Memórias de Julho

    Dias atrás fiquei privado de um símbolo que me acompanhava desde a visita “ad limina” que fiz ao Papa João Paulo II em janeiro de 2003, quando ainda bispo de São José do Rio Preto. Foi a última vez que o encontrei pessoalmente, estava já bem adoentado e em 2005 ele partiria para a eternidade.
    Em sua mensagem aos Bispos do Regional Sul 1, na época, ele recordou: “a época em que vivemos é ao mesmo tempo dramática e fascinante. Se por um lado parece que os homens vão ao encalço da prosperidade material, mergulhando cada vez mais no consumismo materialista, por outro lado manifestam a angustiante procura de sentido de vida interior, o desejo de aprender novas formas e meios de concentração e de oração”. No dia desse pronunciamento ele entregou a cada bispo uma cruz peitoral. Receber uma cruz com um cordão de um santo não é presente de todos os dias! Nos últimos anos tenho-a usado sempre. Uma cruz prateada simples, com o brasão do Papa santo no seu verso. Era uma recordação de um grande amigo e do chamado à santidade. É claro que o sentido continua. O sentido não está no objeto que se perdeu.
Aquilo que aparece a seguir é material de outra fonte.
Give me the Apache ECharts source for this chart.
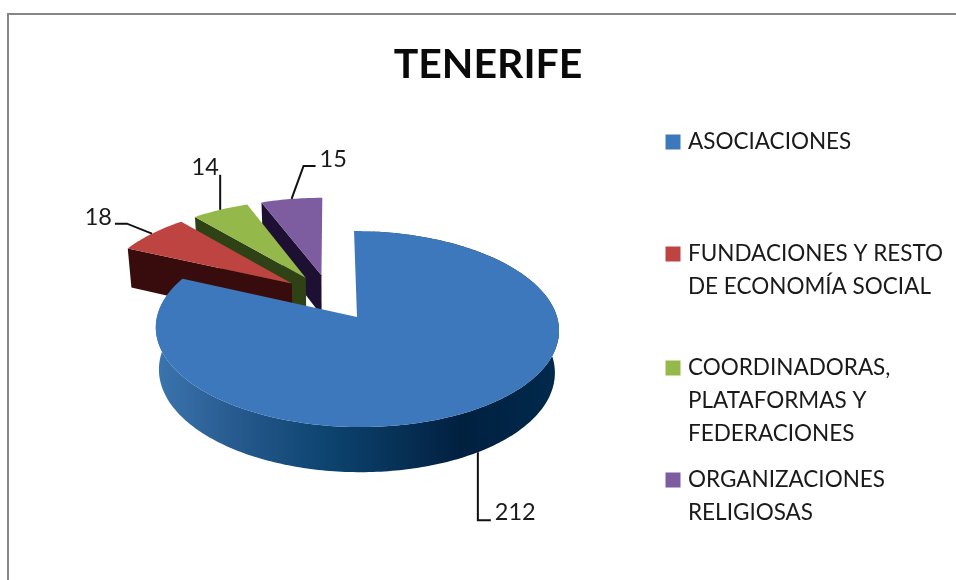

A imprensa deu grande destaque a esse símbolo que me foi subtraído no último domingo, porém, eu faço um pedido: que por onde estiver que ajude muitos jovens no encontro com Jesus Cristo, que deu sua vida na Cruz e que, como passou pelas mãos do Papa Santo, São João Paulo II, leve as pessoas a serem santas! É a minha oração e confiança. Essa será para mim mais uma memória deste rico mês de julho. É o nosso compromisso com uma cidade mais justa e fraterna. Que chegue aos corações de muitos e toque a vida das pessoas.
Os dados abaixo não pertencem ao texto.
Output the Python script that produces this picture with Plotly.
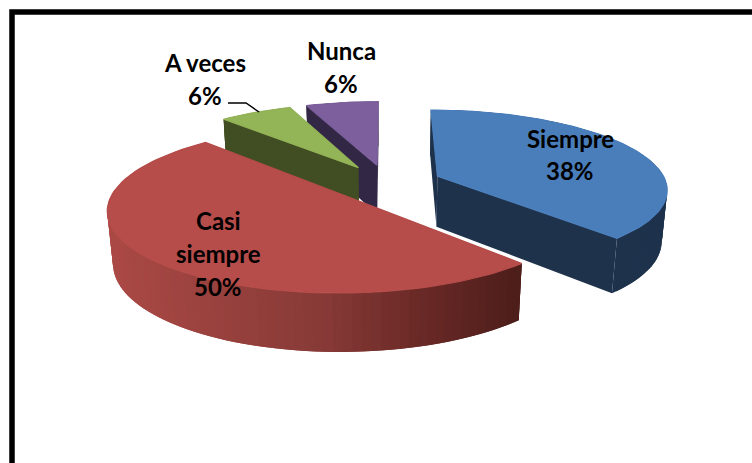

    O mês de julho é pleno de memórias importantes: Congresso Eucarístico Internacional no Rio de Janeiro, visita do Papa Francisco na Jornada Mundial da Juventude, fundação no Brasil do Movimento Familiar Cristão no Rio de Janeiro, e a grande primeira visita do Papa São João Paulo II, permanecendo na cidade maravilhosa os primeiros dias do mês. Ele voltaria outras duas vezes, para o Encontro Mundial das Famílias e outra fazendo escala em sua viagem à Argentina. Sempre é tempo de “fazer memória”, em especial neste momento em que o Papa Francisco visita de novo a América Latina (Equador, Bolívia e Paraguai). Vale a pena partilhar um pouco da sua primeira visita, que tanto marcou as nossas terras.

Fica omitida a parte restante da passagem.